Career in Transition? Stop Talking, Start Doing.

Posted by Employment Finder Sunday, October 18, 2009

If I had ten dollars for every time someone has come up to me after an event and said, "I've always wanted to write a book," I could be retired. I'm serious.

It is a sad refrain because, almost every time someone says it, I can tell that the book will never be written.

If you really want to write your book, you write your book. If you truly want to go back to school, you go back to school. If you want to take off a year and travel, you take off a year and travel. Whatever. You shut up and find a way. I'm one of those people who believes that, if you really want to do something, you make up your mind and do it. One of my mentors was a single parent who, when left with two small children, drove a taxi to get herself through law school and went on to become a much-admired judge.

We are capable of accomplishing so much if we just dare to commit and get started. When I hear the "I really want to write a book" line, I tell people of Rick Light, the service manager at my local Goodyear store. Rick once saw a box of books in the back of my car and mentioned he was writing a novel. Every time I see him, he tells me how it's going. He spends every single lunch hour in the public library. He takes index cards and writes several paragraphs or phrases and perhaps sketches out a scene. Then, he goes home and types it all into his computer. He's been doing this for a few years now, and I've always known he'd finish his book, which he did. Unfortunately, a break-in by vandals left him with no original and no backup. Did he give up? No. He started all over and will not stop until he has a new, better draft. He bolsters his vision with the kind of determination needed to create success.

This is an era where millions of people are rethinking what they will do with their careers. If you've been pushed to the edge by a layoff, you probably feel like you are staring into the abyss. But, how you rise out of this adversity depends entirely on whether you can do what Rick did. Figure out what you want to do, make up your mind to do it, and persevere - through anything by doing it one small step at a time.

I know it is easier said than done - and that's the point. If it is worth doing, and if your success is worth having, you've got to suffer the pain to earn your reward. Don't judge your success by what comes easy - judge it by what comes hard. My motto is "Fall down seven times, get up eight." It comes from a Chinese proverb that so simply sets the course that one must take in life because the obstacles are inevitable. They just are. When I started writing my first book, I hoped I could have written, sold and published it in six short months before it exploded onto the best-seller list and made me rich and famous. Things didn't play out that way at all. I suffered humiliating rejections and obstacles that repeatedly tested whether I had the mettle to earn my success. Getting up every time I fell down required me to find strength when I had none.

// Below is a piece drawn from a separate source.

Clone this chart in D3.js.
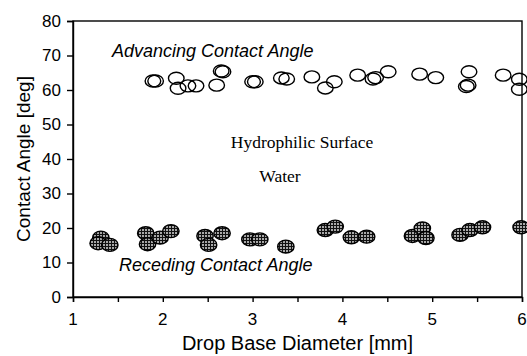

Fortunately, I had a support group that kept cheering for me when I couldn't cheer for myself. Count on your friends to keep you moving forward. There were so many key moments when I felt like giving up, but others inspired me to stay in the game. If you don't seek out that kind of positive energy, you'll get stuck in the defeatism that destroys dreams. If you've been stopped along the way, don't give in to bitterness. Reach out to your friends and tell them what you need in order to continue toward a positive outcome.

I recognize that many of us feel like we are stuck in the 2009 vortex of negativity that makes it impossible to break through to do what we really want to do. The old notion that we should do what we love seems to be a luxury in a time when people are worried how they are even going to pay their electric bills. But, I still believe that we can do what we are meant to do - if we really want to do it. The challenges of this hard economic year may mean our steps are smaller and our progress slowed. Still, we can do what we truly want to do.

I always tell the aspiring authors the same thing. "If you write a page a day, you'll be done in a year. You've just got to start it and finish it."

The question is the same for them as it is for you. Do you really want to do it? And if so, what's stopping you from getting started?